Chapter 8 treats federally linked media institutions as politically and managerially compromised and argues for stronger oversight, content-direction authority, and structural review. It focuses first on the U.S. Agency for Global Media and then on public-broadcasting institutions, combining foreign-information strategy with domestic culture-war criticism.
- Chapter title: Media Agencies
- Chapter number: 8
- Major institutional domain: U.S. Agency for Global Media, related broadcasters, internet-freedom programming, and public broadcasting
- Chapter position: fifth chapter in Section 2, "The Common Defense"
- The contents page places this chapter at page 235, with Chapter 9 beginning at page 253
¶ Major claims and proposals
- The chapter argues that USAGM's mission remains important but that its outlets and affiliated organizations have drifted politically and operationally.
- It criticizes VOA and other networks for bias, weak message discipline, redundancy, security failures, or mission drift.
- It argues that management should have more power to shape direction and that the existing "firewall" model can shield poor or politically misaligned performance from oversight.
- It recommends preserving some anti-adversary broadcasting capacities such as OCB while scrutinizing other networks and structures more aggressively.
- It portrays the Open Technology Fund as opaque, wasteful, or duplicative and implicitly favors a tighter, more controllable model.
- In the later part of the chapter, it turns to public broadcasting and advances a sharply critical view of those institutions' political orientation and public justification.
¶ Institutions, actors, or domains involved
- U.S. Agency for Global Media
- Voice of America
- Office of Cuba Broadcasting
- Middle East Broadcasting Networks
- Radio Free Europe/Radio Liberty
- Radio Free Asia
- Open Technology Fund
- Corporation for Public Broadcasting
- broader public-broadcasting ecosystem
¶ Policy mechanisms and implementation logic
The chapter proposes change through governance reform, management authority, restructuring of funding and oversight, and closer alignment between institutional output and presidential or national-policy priorities.

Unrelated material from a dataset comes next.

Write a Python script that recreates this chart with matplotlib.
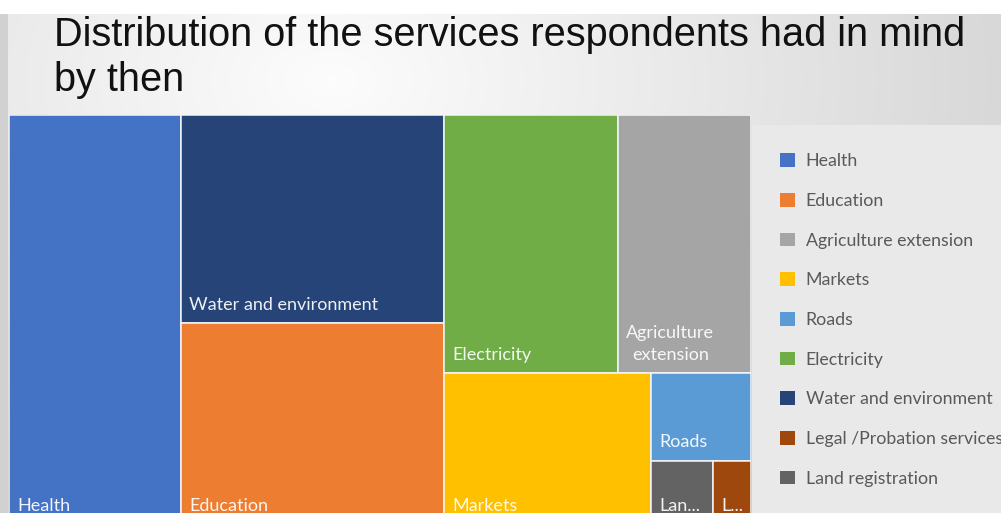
import matplotlib.pyplot as plt
import numpy as np
from matplotlib.patches import Patch, Rectangle

# share of respondents naming each service (legend order)
services = ["Health", "Education", "Agriculture extension", "Markets", "Roads",
            "Electricity", "Water and environment", "Legal /Probation services",
            "Land registration"]
shares = [23.2, 17.4, 11.3, 10.3, 2.9, 14.8, 18.0, 0.8, 1.3]
colors = ["#4472C4", "#ED7D31", "#A5A5A5", "#FFC000", "#5B9BD5",
          "#70AD47", "#264478", "#9E480E", "#636363"]

value = dict(zip(services, shares))
color = dict(zip(services, colors))

# nesting of the tiles: "h" = side by side, "v" = stacked top to bottom
layout = ("h", ["Health",
                ("v", ["Water and environment", "Education"]),
                ("v", [("h", ["Electricity", "Agriculture extension"]),
                       ("h", ["Markets",
                              ("v", ["Roads",
                                     ("h", ["Land registration",
                                            "Legal /Probation services"])])])])])


def total(node):
    if isinstance(node, str):
        return value[node]
    return sum(total(k) for k in node[1])


def place(node, x, y, w, h, out):
    if isinstance(node, str):
        out[node] = (x, y, w, h)
        return
    kind, kids = node
    s = total(node)
    if kind == "h":
        for k in kids:
            kw = w * total(k) / s
            place(k, x, y, kw, h, out)
            x += kw
    else:
        top = y + h
        for k in kids:
            kh = h * total(k) / s
            top -= kh
            place(k, x, top, w, kh, out)


W, H = 1001, 513
fig = plt.figure(figsize=(W / 100, H / 100), dpi=100)

# soft grey slide background
bg = fig.add_axes([0, 0, 1, 1], zorder=-5)
yy, xx = np.mgrid[0:H, 0:W]
d = np.hypot((xx - 330) / 850, (yy - 80) / 560)
shade = 0.99 - 0.18 * np.clip(d, 0, 1.2)
shade[:14] = 1.0
shade[14:, :8] = 0.82
bg.imshow(np.dstack([shade] * 3), aspect="auto", extent=(0, W, H, 0))
bg.set_xlim(0, W)
bg.set_ylim(H, 0)
bg.axis("off")

fig.text(54 / W, 1 - 16 / H,
         "Distribution of the services respondents had in mind\nby then",
         fontsize=28.6, family="Liberation Sans", color="#111111",
         va="top", ha="left", linespacing=1.22)

# treemap area in pixel units
ax = fig.add_axes([9 / W, -12 / H, 742 / W, 410 / H])
ax.set_xlim(0, 742)
ax.set_ylim(0, 410)
ax.axis("off")

tiles = {}
place(layout, 0, 0, 742, 410, tiles)

renderer = fig.canvas.get_renderer()
for name, (x, y, w, h) in tiles.items():
    ax.add_patch(Rectangle((x, y), w, h, facecolor=color[name],
                           edgecolor="#f4f6fa", linewidth=1.1))
    t = ax.annotate(name, (x, y), xytext=(6, 10), textcoords="offset points",
                    color="white", alpha=0.92, fontsize=13, family="Lato",
                    ha="left", va="baseline", multialignment="center",
                    linespacing=1.45)
    room = w - 18
    if t.get_window_extent(renderer).width > room:
        t.set_text(name.replace(" ", "\n", 1))
        if t.get_window_extent(renderer).width > room:
            n = len(name)
            while n > 1:
                n -= 1
                t.set_text(name[:n].rstrip() + "...")
                if t.get_window_extent(renderer).width <= room:
                    break

handles = [Patch(facecolor=color[s], edgecolor="none") for s in services]
leg = fig.legend(handles, services, loc="upper left",
                 bbox_to_anchor=(752 / W, 1 - 125 / H), borderaxespad=0,
                 frameon=True, fancybox=False, facecolor="#e9e9e9",
                 edgecolor="none", framealpha=1,
                 prop={"family": "Lato", "size": 12.8},
                 labelcolor="#595959", handlelength=0.8, handleheight=0.8,
                 handletextpad=0.62, labelspacing=1.33, borderpad=1.6)

fig.savefig("out.png", dpi=100)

It assumes that content neutrality and organizational independence have allowed ideological drift and that firmer managerial control is necessary to restore mission discipline.
- The chapter argues for restoring mission fidelity while also weakening institutional buffers that are often justified as protections against political interference.
- It merges foreign-information strategy and domestic public-broadcasting critique inside one chapter, which broadens the policy frame but also mixes distinct governance problems.
- The stress on message control may conflict with the claimed value of credibility and truth-telling in international broadcasting.
raw/papers/2025_MandateForLeadership_FULL.pdf
- Contents pages identify Chapter 8 as beginning on page 235 and Chapter 9 as beginning on page 253
- Extracted chapter text covers USAGM, VOA, OCB, MBN, RFE/RL, RFA, OTF, and the chapter's later turn to public-broadcasting institutions
¶ Evidence limits and open questions
- This chapter contains two substantial internal blocks, one on USAGM-related institutions and one on public broadcasting. If it becomes a frequent citation target, it may later need sub-splitting.
- The chapter is prescriptive and should not be treated as evidence that these governance or funding changes were implemented.